Current Technical Challenges

  • Outstanding MSI-X issue
    • Jan has posted patches to the list outlining a fix for a long standing issue which allows PV guests with passthrough devices unfettered access to the MSI control registers in PCI-CFG space
      • Clarification: The problem is with access to the MSI-X table, living in MMIO space. The (supposedly read-only) Pending Bit Array is similarly affected (in case devices don't actually implement this in a read-only fashion), but since MSI-X table and PBA can share pages, the two need to be (and are being) dealt with together anyway.
    • Lack of ACK or feedback on the approach is concerning
      • The patches require dom0 to inform the hypervisor at the right times when regions are passed through to guests, such that it can ensure they are read only (is this correct???)
        • Clarification: Yes, that's correct. The main aspect here is that no resource re-assignment (IOW changes to the PCI BARs of the affected devices) must occur after Xen got the "going to be in passed through" notification.
      • Jan is not totally convinced by the approach relying on dom0 and is looking for (and not receiving) general feedback
      • Other option is snooping PCI CFG space writes, but this is hard
        • Clarification: All registers of MSI-X capable devices, in fact.
        • Emulating accesses to MSI-X registers in PCI MMIO CFG space
    • Issue is PV only, since HVM guests already go via qemu and do not access real CFG space directly
      • Clarification (Jan): I was slightly mistaken here: Neither PV nor HVM guests access config space directly (both go through pciback). So the issue isn't with CFG accesses, but with the MMIO resource holding the MSI-X table. And this one _is_ being accessed directly by PV guests, whereas HVM ones have the P2M in between (which is where the write permission gets revoked when the first MSI-X interrupt on a device gets set up). As Xen does the corresponding page table modifications for the guest, it can suppress the write access here provided it knows what regions it needs to protect. Thus the need for knowing the regions _before_ the guest starts (and can set up any writable mappings to them).
    • Jan asked how to kickstart a discussion
      • Ian suggested ping and pinging louder, plus private prods to individual who could be expected to have an opinion (e.g. Keir)
      • Intel engineers have previously been involved in the discussion. Thought this issue was done.
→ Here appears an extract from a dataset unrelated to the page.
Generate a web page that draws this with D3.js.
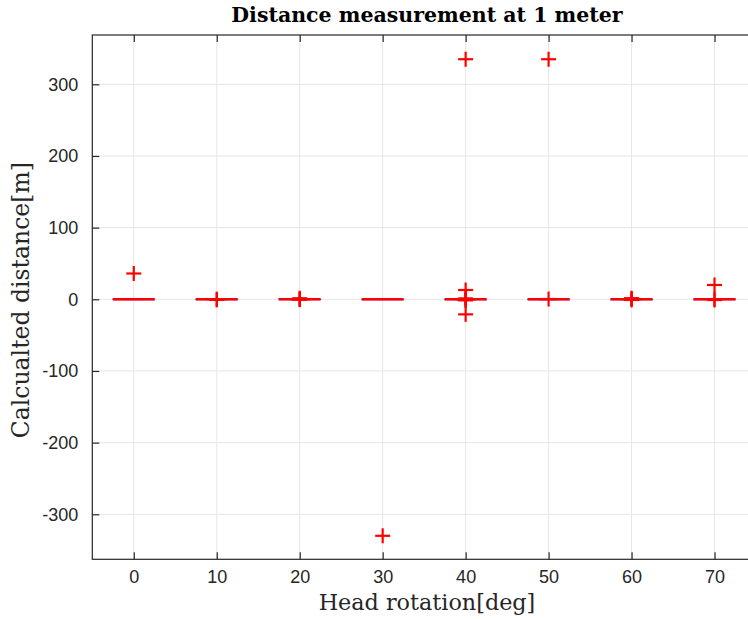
<!DOCTYPE html>
<html>
<head>
<meta charset="utf-8">
<script src="https://cdn.jsdelivr.net/npm/d3@7/dist/d3.min.js"></script>
<style>
  html, body { margin: 0; padding: 0; background: #fff; }
  svg { display: block; }
</style>
</head>
<body>
<svg id="chart" width="748" height="619"></svg>
<script>
// Head rotation angles (deg), one box per angle
const categories = [0, 10, 20, 30, 40, 50, 60, 70];

// Box statistics per angle (m): lower whisker, q1, median, q3, upper whisker
const whiskerLow  = [-0.4, -0.5, -0.6, -0.3, -0.7, -0.5, -0.6, -0.5];
const q1          = [-0.2, -0.3, -0.3, -0.2, -0.4, -0.3, -0.3, -0.3];
const medians     = [0.1, 0.0, 0.1, 0.0, 0.0, 0.1, 0.0, 0.0];
const q3          = [0.3, 0.3, 0.4, 0.2, 0.4, 0.3, 0.3, 0.3];
const whiskerHigh = [0.6, 0.5, 0.7, 0.4, 0.8, 0.6, 0.6, 0.6];

// Outlying measurements per angle (m)
const outliers = [
  [36],
  [0.2, -0.8],
  [0.3, -0.5, 1.5],
  [-330],
  [335, 13, -21, 0.5, -0.8, -1.5, 1.2],
  [335, 0.4],
  [0.4, -0.9, 1.6],
  [20, 0.3, -1.0]
];

// Tick labels
const yTicks = [-300, -200, -100, 0, 100, 200, 300];
const yTickLabels = ["-300", "-200", "-100", "0", "100", "200", "300"];

const margin = { left: 92.3, top: 35, right: 756, bottom: 559.3 };

const svg = d3.select("#chart");

const x = d3.scaleLinear().domain([0.5, 8.5]).range([margin.left, margin.right]);
const y = d3.scaleLinear().domain([-362.8, 368.8]).range([margin.bottom, margin.top]);

const axisColor = "#262626";
const gridColor = "#e6e6e6";
const tickFont = "'Liberation Sans', Arial, Helvetica, sans-serif";
const labelFont = "'DejaVu Serif', 'Liberation Serif', serif";

// Grid
const grid = svg.append("g");
grid.selectAll("line.gx").data(categories).join("line")
  .attr("x1", (d, i) => x(i + 1)).attr("x2", (d, i) => x(i + 1))
  .attr("y1", margin.top).attr("y2", margin.bottom)
  .attr("stroke", gridColor).attr("stroke-width", 1);
grid.selectAll("line.gy").data(yTicks).join("line")
  .attr("x1", margin.left).attr("x2", margin.right)
  .attr("y1", d => y(d)).attr("y2", d => y(d))
  .attr("stroke", gridColor).attr("stroke-width", 1);

// Boxes
const boxHalf = (x(2) - x(1)) * 0.25;
const boxes = svg.append("g");
categories.forEach((c, i) => {
  const cx = x(i + 1);
  const g = boxes.append("g");
  // whiskers
  g.append("line").attr("x1", cx).attr("x2", cx).attr("y1", y(q3[i])).attr("y2", y(whiskerHigh[i]))
    .attr("stroke", "#0000ff").attr("stroke-width", 1).attr("stroke-dasharray", "4,3");
  g.append("line").attr("x1", cx).attr("x2", cx).attr("y1", y(q1[i])).attr("y2", y(whiskerLow[i]))
    .attr("stroke", "#0000ff").attr("stroke-width", 1).attr("stroke-dasharray", "4,3");
  g.append("line").attr("x1", cx - boxHalf / 2).attr("x2", cx + boxHalf / 2)
    .attr("y1", y(whiskerHigh[i])).attr("y2", y(whiskerHigh[i])).attr("stroke", "#000").attr("stroke-width", 1);
  g.append("line").attr("x1", cx - boxHalf / 2).attr("x2", cx + boxHalf / 2)
    .attr("y1", y(whiskerLow[i])).attr("y2", y(whiskerLow[i])).attr("stroke", "#000").attr("stroke-width", 1);
  // box
  g.append("rect")
    .attr("x", cx - boxHalf).attr("width", boxHalf * 2)
    .attr("y", y(q3[i])).attr("height", Math.max(0.5, y(q1[i]) - y(q3[i])))
    .attr("fill", "none").attr("stroke", "#6666ff").attr("stroke-width", 1.5);
  // median
  g.append("line").attr("x1", cx - boxHalf).attr("x2", cx + boxHalf)
    .attr("y1", y(medians[i])).attr("y2", y(medians[i]))
    .attr("stroke", "#ff0000").attr("stroke-width", 2.4);
});

// Outlier markers (+)
const ms = 7.5;
const marks = svg.append("g").attr("stroke", "#ff0000").attr("stroke-width", 2.2);
outliers.forEach((vals, i) => {
  const cx = x(i + 1);
  vals.forEach(v => {
    const cy = y(v);
    marks.append("line").attr("x1", cx - ms).attr("x2", cx + ms).attr("y1", cy).attr("y2", cy);
    marks.append("line").attr("x1", cx).attr("x2", cx).attr("y1", cy - ms).attr("y2", cy + ms);
  });
});

// Axes frame
const frame = svg.append("g").attr("stroke", axisColor).attr("stroke-width", 1.2).attr("fill", "none");
frame.append("rect").attr("x", margin.left).attr("y", margin.top)
  .attr("width", margin.right - margin.left).attr("height", margin.bottom - margin.top);

// Axes with inward ticks
const tickLen = 7;
const xAxis = d3.axisBottom(x).tickValues(d3.range(1, 9)).tickFormat((d, i) => String(categories[i]))
  .tickSizeInner(-tickLen).tickSizeOuter(0).tickPadding(11);
const gx = svg.append("g").attr("transform", `translate(0,${margin.bottom})`).call(xAxis);
const xTop = d3.axisTop(x).tickValues(d3.range(1, 9)).tickFormat("")
  .tickSizeInner(-tickLen).tickSizeOuter(0);
const gxt = svg.append("g").attr("transform", `translate(0,${margin.top})`).call(xTop);
const yAxis = d3.axisLeft(y).tickValues(yTicks).tickFormat((d, i) => yTickLabels[i])
  .tickSizeInner(-tickLen).tickSizeOuter(0).tickPadding(14);
const gy = svg.append("g").attr("transform", `translate(${margin.left},0)`).call(yAxis);
const yRight = d3.axisRight(y).tickValues(yTicks).tickFormat("")
  .tickSizeInner(-tickLen).tickSizeOuter(0);
const gyr = svg.append("g").attr("transform", `translate(${margin.right},0)`).call(yRight);

[gx, gxt, gy, gyr].forEach(g => {
  g.select(".domain").remove();
  g.selectAll(".tick line").attr("stroke", axisColor).attr("stroke-width", 1.2);
  g.selectAll(".tick text").attr("fill", axisColor)
    .style("font-family", tickFont).style("font-size", "18px");
});
gx.selectAll(".tick text").attr("dy", "0.71em");

// Title and axis labels
svg.append("text")
  .attr("x", 427).attr("y", 22)
  .attr("text-anchor", "middle")
  .style("font-family", labelFont).style("font-weight", "bold").style("font-size", "20.5px")
  .attr("fill", "#000")
  .text("Distance measurement at 1 meter");

svg.append("text")
  .attr("x", 427).attr("y", 610)
  .attr("text-anchor", "middle")
  .style("font-family", labelFont).style("font-size", "22.3px")
  .attr("fill", "#262626")
  .text("Head rotation[deg]");

svg.append("text")
  .attr("transform", `translate(29,${(margin.top + margin.bottom) / 2 + 3}) rotate(-90)`)
  .attr("text-anchor", "middle")
  .style("font-family", labelFont).style("font-size", "23.5px")
  .attr("fill", "#262626")
  .text("Calcualted distance[m]");
</script>
</body>
</html>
        • Pictogram voting comment 15px.png Action Don: to ping the relevant people in Intel to respond to Jan.

        • Pictogram voting comment 15px.png Action James: to ping Andy Cooper.
  • Approach to functional degredation
    • James: The XenServer product team have expressed concerns about the manner in which functional deprecation (e.g. broken h/w features) is handled in the hypervisor (e.g. disabling the IOMMU as part of XSA-36)
      • Would like to see a less static approach than hypervisor command line options, e.g. something exposed by the toolstack
    • IanC: WRT security updates the security teams wants to make changes which are as simple and obvious as possible, which precludes implementing toolstack configuration options as part of a security update. However if the infrastructure was already in place and behaviour could be with a small patch to the hypervisor then he see no reason not to use it.
    • Jan: Some features are hard to enable after boot, or are hard to toggle once enabled
    • Jun: Depending on the feature it may not be desirable to allow control, since attacker could use this to switch things off (e.g. SMEP?). Perhaps settings should be "sticky"
Icon Info.png This is a stub template (aka an undefined template). For more stub templates see Category:Undefined Template.
to work with his team to evaluate previous instances of such issues and propose specific solutions/patches to enable this to be done differently going forward

Current an future work

  • 4.3 Release Status
    • Ian asked Konrad about the status of PVH
      • Konrad's understanding is that it needs review of the h/v side
      • Jan: lots of TODOs etc still present in the code.
      • Konrad: Definitely no e.g. migration support at the moment, and some other missing features on the domU side, but can do dom0 for 4.3
      • Jan: TODOs refer to e.g. implementation issues and not just missing features. This
      • Konrad: Should be able to do dom0 only PVH as a tech preview in 4.3.

      • Pictogram voting comment 15px.png Action Konrad: or Mukesh to communicate this to George
      • Jun asked why PVH was targetting dom0 first and not domU (which logically often comes first)
        • Konrad: The goal of the project was to improve dom0
      • Jan, could consider slipping the release by e.g. 1 month to allow more time for PVH and event channel work.
      • Lars asked what the impact of a 1 month slip would be on PVH => Unknown
    • Event channel scalability work
      • Ian asked the call how important this feature was for 4.3 and asked for guidance on what to do.
      • There are two solutions on the table
        • 3-level event channels by Wei Lui. Extends existing scheme with an extra level. Is mostly implemented
        • FIFO/Queue based design by David Vrabel, has some interesting properties but currently only a design with no implementation
          • There are currently no man hours assigned to implementing this solution.
      • Need to decide between
        • No event channel scalability in 4.3 (wait for 4.4)
        • Take 3-level solution for 4.3, with the possibility to replace by the queue model in a future release
          • This would mean supporting L2 (current scheme) + L3 in 4.3 and L2 + QUEUE in 4.4, does not require supporting L2 + L3 + QUEUE in 4.4
        • Slip to give time implement QUEUE for 4.3
          • Jan proposed that 1 month slippage to allow for this (and PVH) would be OK, but 2 months would be too much. James agreed.
          • It was not clear that even with a slip this would get implemented

      • Pictogram voting comment 15px.png Action James: to discuss with XenServer team about resourcing the implementation of the QUEUE model.

      • Pictogram voting comment 15px.png Action Ian: to discuss with platform team about implementing this

Community News

  • Xen.org events
  • Lars sent out an email about event planning.
    • Has listened to feedback, will be targeting 2 developer focused events per year.
      • Unfortunately we have ended up with 2 events in Europe this year (Hackathon, Dublin, May & XenSumit @ Linux Con Europe, Edinburgh October)
      • Colocated events need to be booked well in advance
      • Going forward will try to alternate continents (Europe, NA, Asia) and build up a pipeline of events
    • User oriented "Xen Days" will continue, training days etc.